The major powers and the UN all knew that Iraq had no WMDs -- more importantly, that its capacity to make WMDs had been eliminated, so that any stores that might have been missed were no threat. But acknowledging this meant the end of the UN sanctions program. In Aug. 1998 Ritter's boss Butler called upon him instead to back a Clinton plan to claim Iraq was still in violation, issue an ultimatum, and commence bombing. Ritter resigned a few weeks before the "Desert Fox" bombings of Dec. 1998.
Unlike with the domestic sites of 9/11, even after an invasion the US could not control the Iraqi crime scene. The US could never invade Iraq against widespread opposition among the major powers and then credibly claim to have found WMDs, unless these were presented to UN and international inspection. At that point, fakery would be impossible. As Ritter explained, starting from scratch in 2003, you cannot plant Iraqi-made poison gas of the 1994 vintage and credibly age it nine years in a fashion that will fool the UN chemists.
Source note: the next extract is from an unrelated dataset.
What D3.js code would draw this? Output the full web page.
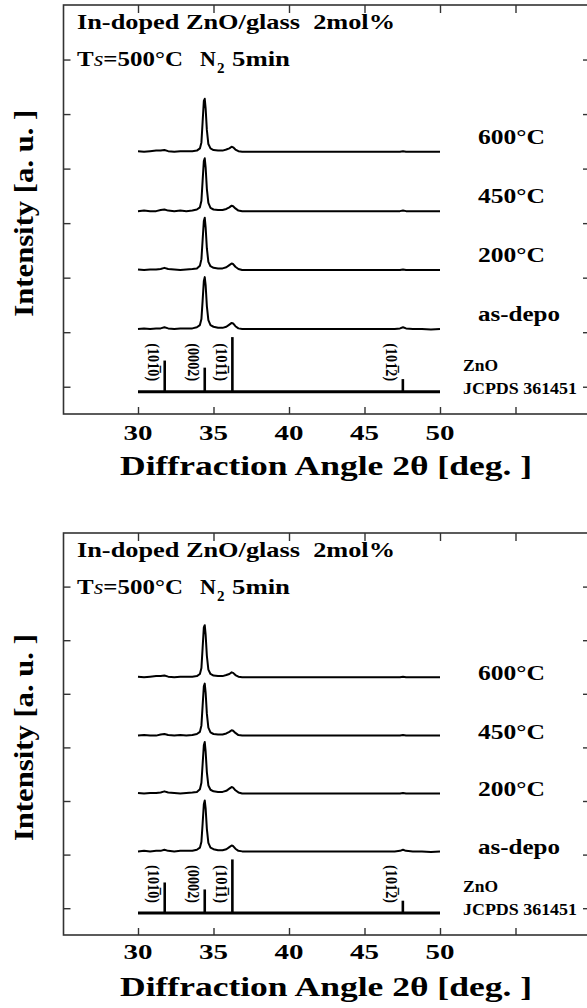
<!DOCTYPE html>
<html><head><meta charset="utf-8">
<script src="https://cdn.jsdelivr.net/npm/d3@7"></script>
<style>
body{margin:0;background:#fff}
svg text{font-family:"Liberation Serif",Tinos,"Times New Roman",serif;font-weight:700;fill:#000}
</style>
</head><body>
<svg id="c" width="587" height="1008"></svg>
<script>
// ---- data ----
const angles = [30.0,30.4,30.8,31.2,31.5,31.75,32.0,32.4,32.8,33.2,33.6,33.9,34.1,34.2,34.28,34.36,34.42,34.48,34.56,34.66,34.8,35.0,35.3,35.6,35.85,36.05,36.2,36.3,36.45,36.65,36.9,37.3,37.8,38.5,39.2,40.0,40.8,41.6,42.4,43.2,44.0,44.8,45.6,46.4,47.0,47.35,47.55,47.75,48.2,48.8,49.4,50.0];
const asDepo = [0.00,0.01,0.00,0.01,0.01,0.03,0.01,0.00,0.01,0.01,0.01,0.03,0.07,0.18,0.52,0.88,0.95,0.80,0.42,0.16,0.07,0.04,0.02,0.02,0.04,0.08,0.11,0.10,0.05,0.01,0.00,0.00,0.00,0.00,0.00,0.00,0.00,0.00,0.00,0.00,0.00,0.00,0.00,0.00,0.00,0.01,0.03,0.01,0.00,0.00,-0.01,0.00];
const t200 = [0.01,0.00,0.01,0.01,0.02,0.04,0.02,0.01,0.00,0.01,0.02,0.03,0.08,0.20,0.55,0.90,0.96,0.78,0.40,0.15,0.07,0.04,0.03,0.03,0.05,0.09,0.12,0.11,0.06,0.02,0.00,0.00,0.00,0.00,0.00,0.00,0.00,0.00,0.00,0.00,0.00,0.00,0.00,0.00,0.00,0.00,0.01,0.00,0.00,0.00,0.00,0.00];
const t450 = [0.00,0.01,0.00,0.00,0.02,0.03,0.01,0.00,0.01,0.00,0.01,0.03,0.07,0.19,0.56,0.92,0.97,0.80,0.41,0.15,0.06,0.03,0.02,0.02,0.04,0.07,0.10,0.09,0.05,0.01,0.00,0.00,0.00,0.00,0.00,0.00,0.00,0.00,0.00,0.00,0.00,0.00,0.00,0.00,0.00,0.00,0.01,0.00,0.00,0.00,0.00,0.00];
const t600 = [0.01,0.00,0.01,0.02,0.02,0.03,0.01,0.00,0.01,0.01,0.01,0.02,0.06,0.17,0.55,0.93,0.97,0.79,0.40,0.14,0.06,0.03,0.02,0.02,0.04,0.06,0.09,0.08,0.04,0.01,0.00,0.00,0.00,0.00,0.00,0.00,0.00,0.00,0.00,0.00,0.00,0.00,0.00,0.00,0.00,0.00,0.01,0.00,0.00,0.00,0.00,0.00];
const seriesValues = [asDepo, t200, t450, t600];
const seriesNames = ["as-depo","200°C","450°C","600°C"];
const seriesOffsets = [1.06, 2.14, 3.22, 4.31];

const refAngles = [31.77, 34.42, 36.25, 47.54];
const refIntensity = [57, 44, 100, 23];
const refLabels = ["(101\u03050)", "(0002)", "(101\u03051)", "(101\u03052)"];
const refBaseline = -0.09;
const refName = ["ZnO","JCPDS 361451"];

const xTickValues = [30,35,40,45,50,55];
const xTickLabels = ["30","35","40","45","50"];
const yTickValues = [0,1,2,3,4,5,6];

const titleLine1 = "In-doped ZnO/glass\u00a0\u00a02mol%";
const xTitle = "Diffraction Angle 2θ [deg. ]";
const yTitle = "Intensity [a. u. ]";

// ---- drawing ----
const svg = d3.select("#c");
const LEFT = 62.5, RIGHT = 591;

function drawPanel(top, bottom, labelDy, tickLabelDy){
  const g = svg.append("g");
  const x = d3.scaleLinear().domain([25,60]).range([LEFT, RIGHT]);
  const y = d3.scaleLinear().domain([-0.5,7]).range([bottom, top]);

  const ax = (gen, tr) => {
    const a = g.append("g").attr("transform", tr).call(gen);
    a.select(".domain").remove();
    a.selectAll("line").attr("stroke","#333").attr("stroke-width",1.4);
  };
  ax(d3.axisBottom(x).tickValues(xTickValues).tickSize(-7).tickFormat(""), `translate(0,${bottom})`);
  ax(d3.axisTop(x).tickValues(xTickValues).tickSize(-8).tickFormat(""), `translate(0,${top})`);
  ax(d3.axisLeft(y).tickValues(yTickValues).tickSize(-7).tickFormat(""), `translate(${LEFT+1},0)`);
  ax(d3.axisRight(y).tickValues(yTickValues).tickSize(-7).tickFormat(""), `translate(${RIGHT-1},0)`);

  g.append("rect").attr("x",LEFT+1).attr("y",top).attr("width",RIGHT-LEFT).attr("height",bottom-top)
    .attr("fill","none").attr("stroke","#333").attr("stroke-width",1.6);

  g.selectAll(".tl").data(xTickLabels).enter().append("text")
    .attr("x", d=>x(+d)).attr("y", bottom+tickLabelDy)
    .attr("text-anchor","middle").attr("font-size",22)
    .attr("textLength",29).attr("lengthAdjust","spacingAndGlyphs").text(d=>d);

  g.append("text").attr("x",326).attr("y",bottom+61).attr("text-anchor","middle")
    .attr("font-size",27).attr("textLength",412).attr("lengthAdjust","spacingAndGlyphs").text(xTitle);
  const yc = top + (bottom-top)*0.509;
  g.append("text").attr("transform",`translate(24,${yc}) rotate(-90)`).attr("text-anchor","middle")
    .attr("dominant-baseline","central")
    .attr("font-size",27).attr("textLength",207).attr("lengthAdjust","spacingAndGlyphs").text(yTitle);

  g.append("text").attr("x",77).attr("y",top+24).attr("font-size",22)
    .attr("textLength",318).attr("lengthAdjust","spacingAndGlyphs").text(titleLine1);
  const t2 = g.append("text").attr("x",77).attr("y",top+61).attr("font-size",22)
    .attr("textLength",106).attr("lengthAdjust","spacingAndGlyphs");
  t2.append("tspan").text("T");
  t2.append("tspan").attr("font-style","italic").attr("font-weight","normal").text("s");
  t2.append("tspan").text("=500°C");
  g.append("text").attr("x",200).attr("y",top+61).attr("font-size",22).text("N");
  g.append("text").attr("x",217).attr("y",top+68).attr("font-size",15).text("2");
  g.append("text").attr("x",232).attr("y",top+61).attr("font-size",22)
    .attr("textLength",58).attr("lengthAdjust","spacingAndGlyphs").text("5min");

  const line = d3.line().x(d=>x(d[0])).y(d=>y(d[1]));
  seriesValues.forEach((vals,i)=>{
    const pts = angles.map((a,k)=>[a, vals[k] + seriesOffsets[i]]);
    g.append("path").attr("d", line(pts)).attr("fill","none").attr("stroke","#000")
      .attr("stroke-width",2).attr("stroke-linejoin","round");
    const isC = seriesNames[i].indexOf("°C")>=0;
    g.append("text").attr("x",478).attr("y", y(seriesOffsets[i]) + labelDy)
      .attr("font-size",20).attr("textLength", isC?67:82).attr("lengthAdjust","spacingAndGlyphs")
      .text(seriesNames[i]);
  });

  g.append("line").attr("x1",x(30)).attr("x2",x(50)).attr("y1",y(refBaseline)).attr("y2",y(refBaseline))
    .attr("stroke","#000").attr("stroke-width",3);
  g.selectAll(".stk").data(refAngles).enter().append("line")
    .attr("x1",d=>x(d)).attr("x2",d=>x(d))
    .attr("y1",y(refBaseline)).attr("y2",(d,i)=>y(refBaseline + refIntensity[i]/100))
    .attr("stroke","#000").attr("stroke-width",2.6);
  refAngles.forEach((a,i)=>{
    g.append("text").attr("transform",`translate(${x(a)-11},${y(0.45)}) rotate(90)`)
      .attr("text-anchor","middle").attr("dominant-baseline","central").attr("font-size",16)
      .attr("textLength",38).attr("lengthAdjust","spacingAndGlyphs")
      .text(refLabels[i]);
  });
  g.append("text").attr("x",463).attr("y",y(refBaseline)-21).attr("font-size",16)
    .attr("textLength",35).attr("lengthAdjust","spacingAndGlyphs").text(refName[0]);
  g.append("text").attr("x",463).attr("y",y(refBaseline)+2).attr("font-size",16)
    .attr("textLength",114).attr("lengthAdjust","spacingAndGlyphs").text(refName[1]);
}

drawPanel(5, 414, -8, 26);
drawPanel(533, 935, 3, 24);
</script>
</body></html>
Ritter was prophetic. He had contacted every office in Congress with an ironclad case that no WMDs existed and that the invasion propaganda was demonstrably false but unfortunately was unable to sway the Iraq war vote (and also went completely unacknowledged after he was proven right on every point). To our group in 2003 he predicted that after the invasion, we would hear repeated announcements that WMD were in fact found, until most people would come to believe it even after each and every discovery was refuted and retracted. This is what happened.
The even shorter answer is itself question: Was discovering WMD a necessity for invading Iraq?
No.
Could you have predicted beforehand that it wouldn't have been, that the flow of events after an invasion would cause the question to recede and give rise to other justifications for the invasion? Yes.
"Well we're in there now, we have to stay in!"